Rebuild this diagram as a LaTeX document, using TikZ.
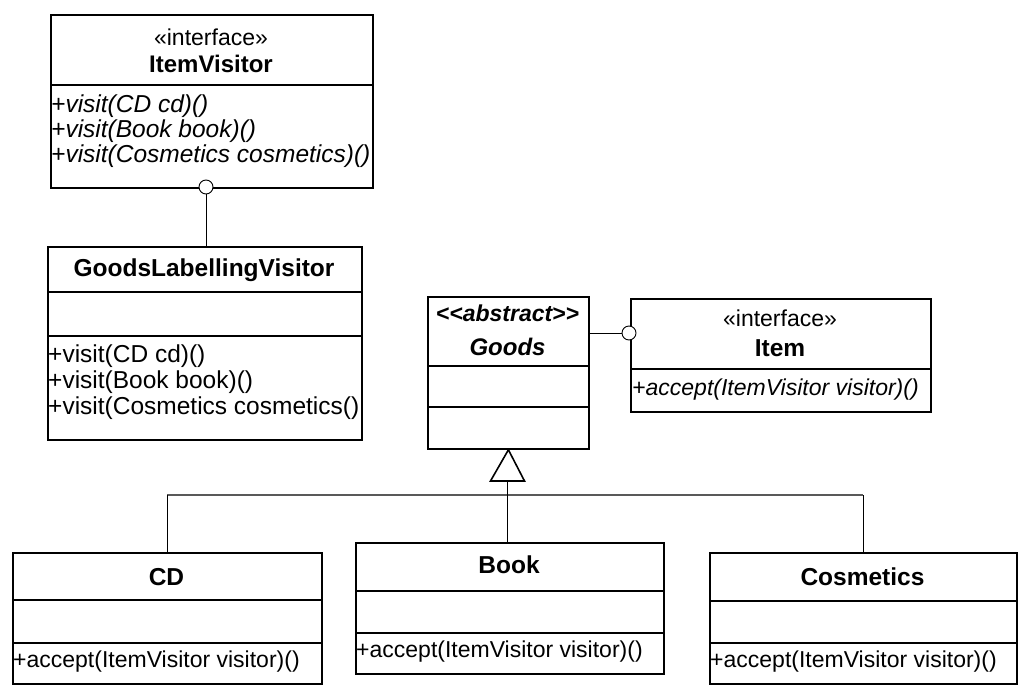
\documentclass[tikz,border=0pt]{standalone}
\usepackage{fontspec}
\setmainfont{Liberation Sans}
\begin{document}
\begin{tikzpicture}[x=1pt,y=1pt,
  box/.style={draw=black,line width=1.8pt,fill=white,inner sep=0pt,anchor=north west},
  div/.style={line width=1.6pt},
  conn/.style={line width=0.9pt,black},
  bus/.style={line width=1.2pt,black!65},
  lolli/.style={circle,draw=black,line width=0.9pt,fill=white,minimum size=14pt,inner sep=0pt},
  txt/.style={inner sep=0pt,font=\fontsize{23}{26}\selectfont},
  ttl/.style={txt,font=\fontsize{24.5}{26}\selectfont\bfseries},
  mth/.style={txt,anchor=west},
  vmth/.style={txt,anchor=west,font=\fontsize{24.5}{26}\selectfont},
  imth/.style={txt,anchor=west,font=\fontsize{24.5}{26}\selectfont\itshape}]
\useasboundingbox (0,0) rectangle (1027,-698);
\fill[white] (0,0) rectangle (1027,-698);

% ItemVisitor
\node[box,minimum width=322pt,minimum height=173pt] (iv) at (50,-14) {};
\draw[div] (50,-85) -- (372,-85);
\node[txt] (ivs) at (211,-37) {«interface»};
\node[ttl,font=\fontsize{24}{26}\selectfont\bfseries] (ivn) at (211,-64) {ItemVisitor};
\node[imth] (ivm1) at (51,-106) {+visit(CD cd)()};
\node[imth] (ivm2) at (51,-131) {+visit(Book book)()};
\node[imth] (ivm3) at (51,-156) {+visit(Cosmetics cosmetics)()};

% GoodsLabellingVisitor
\node[box,minimum width=314pt,minimum height=193pt] (glv) at (47,-246) {};
\draw[div] (47,-292) -- (361,-292);
\draw[div] (47,-336) -- (361,-336);
\node[ttl] (glvn) at (204,-270) {GoodsLabellingVisitor};
\node[vmth] (glvm1) at (48,-356) {+visit(CD cd)()};
\node[vmth] (glvm2) at (48,-382) {+visit(Book book)()};
\node[vmth] (glvm3) at (48,-408) {+visit(Cosmetics cosmetics()};

% lollipop ItemVisitor
\node[lolli] (l2) at (206,-187) {};
\draw[conn] (l2) -- (l2 |- glv.north);

% Goods
\node[box,minimum width=161pt,minimum height=152pt] (goods) at (427,-296) {};
\draw[div] (427,-366) -- (588,-366);
\draw[div] (427,-407) -- (588,-407);
\node[ttl,font=\fontsize{23}{26}\selectfont\bfseries\itshape] (gs) at (507.5,-313) {<\kern0pt<abstract>\kern0pt>};
\node[ttl,font=\fontsize{24}{26}\selectfont\bfseries\itshape] (gn) at (507.5,-347) {Goods};

% Item
\node[box,minimum width=300pt,minimum height=113pt] (item) at (630,-298) {};
\draw[div] (630,-369) -- (930,-369);
\node[txt] (is) at (780,-318) {«interface»};
\node[ttl] (in) at (780,-348) {Item};
\node[mth,font=\fontsize{23}{26}\selectfont\itshape] (im) at (632,-390) {+accept(ItemVisitor visitor)()};

% lollipop Item
\node[lolli] (l1) at (629,-333) {};
\draw[conn] (goods.east |- l1) -- (l1);

% CD
\node[box,minimum width=309pt,minimum height=131pt] (cd) at (12,-552) {};
\draw[div] (12,-600) -- (321,-600);
\draw[div] (12,-643) -- (321,-643);
\node[ttl] (cdn) at (166.5,-577) {CD};
\node[mth] (cdm) at (13,-662) {+accept(ItemVisitor visitor)()};

% Book
\node[box,minimum width=308pt,minimum height=131pt] (book) at (355,-542) {};
\draw[div] (355,-591) -- (663,-591);
\draw[div] (355,-633) -- (663,-633);
\node[ttl] (bn) at (509,-565) {Book};
\node[mth] (bm) at (356,-652) {+accept(ItemVisitor visitor)()};

% Cosmetics
\node[box,minimum width=307pt,minimum height=131pt] (cos) at (709,-552) {};
\draw[div] (709,-601) -- (1016,-601);
\draw[div] (709,-643) -- (1016,-643);
\node[ttl] (cn) at (862.5,-577) {Cosmetics};
\node[mth] (cm) at (710,-662) {+accept(ItemVisitor visitor)()};

% generalization
\coordinate (tb) at (507.5,-481);
\coordinate (bus) at (507.5,-495);
\draw[bus] (cd.north |- bus) -- (cos.north |- bus);
\draw[conn] (tb) -- (tb |- book.north);
\draw[conn] (cd.north |- bus) -- (cd.north);
\draw[conn] (cos.north |- bus) -- (cos.north);
\draw[line width=1.6pt,fill=white,line join=miter] (goods.south) -- ([xshift=-17pt]tb) -- ([xshift=17pt]tb) -- cycle;
\end{tikzpicture}
\end{document}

-- -- --

__What you need to do__: Leave out the pictures and repeat exactly the lines from the start of the material through the line that contains "(ivm3) at (51,-156)", both included.

__Correct answer__:
Rebuild this diagram as a LaTeX document, using TikZ.
\documentclass[tikz,border=0pt]{standalone}
\usepackage{fontspec}
\setmainfont{Liberation Sans}
\begin{document}
\begin{tikzpicture}[x=1pt,y=1pt,
  box/.style={draw=black,line width=1.8pt,fill=white,inner sep=0pt,anchor=north west},
  div/.style={line width=1.6pt},
  conn/.style={line width=0.9pt,black},
  bus/.style={line width=1.2pt,black!65},
  lolli/.style={circle,draw=black,line width=0.9pt,fill=white,minimum size=14pt,inner sep=0pt},
  txt/.style={inner sep=0pt,font=\fontsize{23}{26}\selectfont},
  ttl/.style={txt,font=\fontsize{24.5}{26}\selectfont\bfseries},
  mth/.style={txt,anchor=west},
  vmth/.style={txt,anchor=west,font=\fontsize{24.5}{26}\selectfont},
  imth/.style={txt,anchor=west,font=\fontsize{24.5}{26}\selectfont\itshape}]
\useasboundingbox (0,0) rectangle (1027,-698);
\fill[white] (0,0) rectangle (1027,-698);

% ItemVisitor
\node[box,minimum width=322pt,minimum height=173pt] (iv) at (50,-14) {};
\draw[div] (50,-85) -- (372,-85);
\node[txt] (ivs) at (211,-37) {«interface»};
\node[ttl,font=\fontsize{24}{26}\selectfont\bfseries] (ivn) at (211,-64) {ItemVisitor};
\node[imth] (ivm1) at (51,-106) {+visit(CD cd)()};
\node[imth] (ivm2) at (51,-131) {+visit(Book book)()};
\node[imth] (ivm3) at (51,-156) {+visit(Cosmetics cosmetics)()};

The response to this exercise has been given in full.